L’intimée versera en outre au recourant 200 fr. à titre de dépens de première instance et 300 fr. à titre de dépens de recours.
* * * * *
La Chambre civile :
A la forme :
Déclare recevable le recours formé le 26 septembre 2025 par A______ contre le jugement JTPI/11322/2025 rendu le 8 septembre 2025 par le Tribunal de première instance dans la cause C/4798/2025–21 SML.
Au fond :
Annule ce jugement.
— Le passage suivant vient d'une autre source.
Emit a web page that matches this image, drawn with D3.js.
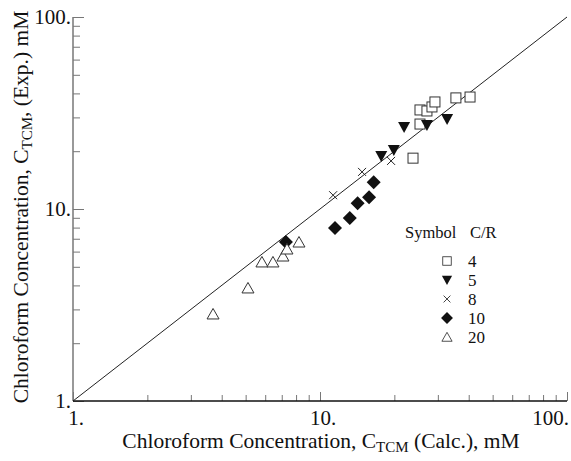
<!DOCTYPE html>
<html>
<head>
<meta charset="utf-8">
<script src="https://cdn.jsdelivr.net/npm/d3@7"></script>
<style>
body { margin: 0; background: #fff; }
svg text { font-family: "Liberation Serif", "Times New Roman", serif; fill: #111; }
</style>
</head>
<body>
<svg id="chart" width="571" height="461"></svg>
<script>
// data: [calc, exp] in mM
var cr4 = [[25.4, 32.8], [27.1, 32.4], [28.4, 34.0], [29.2, 36.1], [25.4, 27.7], [35.5, 37.9], [40.5, 38.3], [23.8, 18.4]];
var cr5 = [[21.9, 26.7], [27.1, 27.4], [32.7, 29.4], [17.7, 18.9], [19.9, 20.3]];
var cr8 = [[11.3, 11.8], [14.8, 15.6], [19.4, 17.8]];
var cr10 = [[11.5, 7.96], [13.2, 8.98], [14.2, 10.7], [15.8, 11.5], [16.5, 13.8], [7.28, 6.73]];
var cr20 = [[3.69, 2.84], [5.11, 3.88], [5.82, 5.30], [6.45, 5.30], [7.08, 5.69], [7.35, 6.19], [8.22, 6.73]];
var legendLabels = ['4', '5', '8', '10', '20'];
var majorTicks = [1, 10, 100];
var minorTicks = [2, 3, 4, 5, 6, 7, 8, 9, 20, 30, 40, 50, 60, 70, 80, 90];

var svg = d3.select('#chart');
var x = d3.scaleLog().domain([1, 100]).range([73, 567]);
var y = d3.scaleLog().domain([1, 100]).range([401, 17]);

// symbol drawers
var symbols = {
	square: function(g){
		g.append('rect').attr('x', -5).attr('y', -5).attr('width', 10).attr('height', 10)
			.attr('fill', '#fff').attr('stroke', '#333').attr('stroke-width', 1);
	},
	down: function(g){
		g.append('path').attr('d', 'M-6,-5L6,-5L0,6Z').attr('fill', '#111');
	},
	cross: function(g){
		g.append('path').attr('d', 'M-4,-4L4,4M-4,4L4,-4').attr('stroke', '#222').attr('stroke-width', 1).attr('fill', 'none');
	},
	diamond: function(g){
		g.append('path').attr('d', 'M0,-7L7,0L0,7L-7,0Z').attr('fill', '#111');
	},
	up: function(g){
		g.append('path').attr('d', 'M0,-5.5L6,5L-6,5Z').attr('fill', '#fff').attr('stroke', '#333').attr('stroke-width', 1);
	}
};

// axes
var xMinor = d3.axisBottom(x).tickValues(minorTicks).tickSize(-6).tickFormat('');
var xMajor = d3.axisBottom(x).tickValues(majorTicks).tickSize(-9).tickFormat('');
var yMinor = d3.axisLeft(y).tickValues(minorTicks).tickSize(-7).tickFormat('');
var yMajor = d3.axisLeft(y).tickValues(majorTicks).tickSize(-11).tickFormat('');

svg.append('g').attr('transform', 'translate(0,401)').call(xMinor);
svg.append('g').attr('transform', 'translate(0,401)').call(xMajor);
svg.append('g').attr('transform', 'translate(73,0)').call(yMinor);
svg.append('g').attr('transform', 'translate(73,0)').call(yMajor);
svg.selectAll('.tick line').attr('stroke', '#777');
svg.selectAll('.domain').remove();
svg.append('line').attr('x1', 73).attr('x2', 73).attr('y1', y(100)).attr('y2', y(1))
	.attr('stroke', '#777').attr('stroke-width', 1.5);
svg.append('line').attr('x1', x(1)).attr('x2', x(100)).attr('y1', 401).attr('y2', 401)
	.attr('stroke', '#111').attr('stroke-width', 1.5);

// tick labels
svg.selectAll('.xlab').data(majorTicks).enter().append('text')
	.attr('x', function(d){ return d == 100 ? x(d) + 2 : x(d) + 3; })
	.attr('y', 425)
	.attr('text-anchor', function(d){ return d == 100 ? 'end' : 'middle'; })
	.attr('font-size', 21)
	.text(function(d){ return d + '.'; });
svg.selectAll('.ylab').data(majorTicks).enter().append('text')
	.attr('x', 71)
	.attr('y', function(d){ return y(d) + 7; })
	.attr('text-anchor', 'end')
	.attr('font-size', 21)
	.text(function(d){ return d + '.'; });

// axis titles
var xt = svg.append('text').attr('x', 321).attr('y', 448).attr('text-anchor', 'middle').attr('font-size', 21.5);
xt.append('tspan').text('Chloroform Concentration, C');
xt.append('tspan').attr('font-size', 15).attr('dy', 4).text('TCM');
xt.append('tspan').attr('dy', -4).text(' (Calc.), mM');

var yt = svg.append('text').attr('transform', 'translate(28,207) rotate(-90)').attr('text-anchor', 'middle').attr('font-size', 21.5);
yt.append('tspan').text('Chloroform Concentration, C');
yt.append('tspan').attr('font-size', 15).attr('dy', 4).text('TCM');
yt.append('tspan').attr('dy', -4).text(', (Exp.) mM');

// y = x line
svg.append('line').attr('x1', x(1)).attr('y1', y(1)).attr('x2', x(100)).attr('y2', y(100))
	.attr('stroke', '#222').attr('stroke-width', 1);

// points
var groups = [[cr4, 'square'], [cr5, 'down'], [cr8, 'cross'], [cr10, 'diamond'], [cr20, 'up']];
groups.forEach(function(gr){
	svg.append('g').selectAll('g').data(gr[0]).enter().append('g')
		.attr('transform', function(d){ return 'translate(' + x(d[0]) + ',' + y(d[1]) + ')'; })
		.each(function(){ symbols[gr[1]](d3.select(this)); });
});

// legend
svg.append('text').attr('x', 405).attr('y', 238).attr('font-size', 16.5).text('Symbol');
svg.append('text').attr('x', 470).attr('y', 238).attr('font-size', 16.5).text('C/R');
groups.forEach(function(gr, i){
	var ly = 261 + i * 19;
	var g = svg.append('g').attr('transform', 'translate(447,' + ly + ') scale(0.85)');
	symbols[gr[1]](g);
	svg.append('text').attr('x', 468).attr('y', ly + 6).attr('font-size', 17).text(legendLabels[i]);
});
</script>
</body>
</html>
Cela fait :
Déboute B______ SA des fins de sa requête de mainlevée provisoire de l’opposition formée au commandement de payer, poursuite n° 1______.
Arrête les frais judiciaires de première instance à 200 fr., compensés avec l’avance opérée, acquise à l’Etat de Genève.
Les met à la charge de B______ SA.
Condamne B______ SA à verser 200 fr. à titre de dépens à A______.
Déboute les parties de toute autre conclusion.
Sur les frais de recours :
Arrête les frais judiciaires du recours à 300 fr., et les met à la charge de B______ SA.
Condamne B______ SA à verser 300 fr. à l'Etat de Genève, soit pour lui Services financiers du Pouvoir judiciaire.
Arrête les frais judiciaires de la décision d’effet suspensif à 200 fr., les met à la charge de A______ et les compense à due concurrence avec l'avance de frais de 500 fr. fournie par celui-ci, qui reste acquise à l'Etat de Genève.
Invite les Services financiers du Pouvoir judiciaire à restituer 300 fr. à A______.
Condamne B______ SA à verser à A______ 300 fr. à titre de dépens de recours.
Siégeant :
Madame Pauline ERARD, présidente; Madame Sylvie DROIN, Madame
Nathalie LANDRY-BARTHE, juges; Madame Mélanie DE RESENDE PEREIRA, greffière.
| La présidente : Pauline ERARD |
| La greffière : Mélanie DE RESENDE PEREIRA |
Indication des voies de recours :
Conformément aux art. 113 ss de la loi fédérale sur le Tribunal fédéral du 17 juin 2005 (LTF; RS 173.110), le présent arrêt peut être porté dans les trente jours qui suivent sa notification avec expédition complète (art 100 al. 1 LTF) par-devant le Tribunal fédéral par la voie du recours constitutionnel subsidiaire.
Le recours doit être adressé au Tribunal fédéral, 1000 Lausanne 14.
Valeur litigieuse des conclusions pécuniaires au sens de la LTF inférieure à 30'000 fr.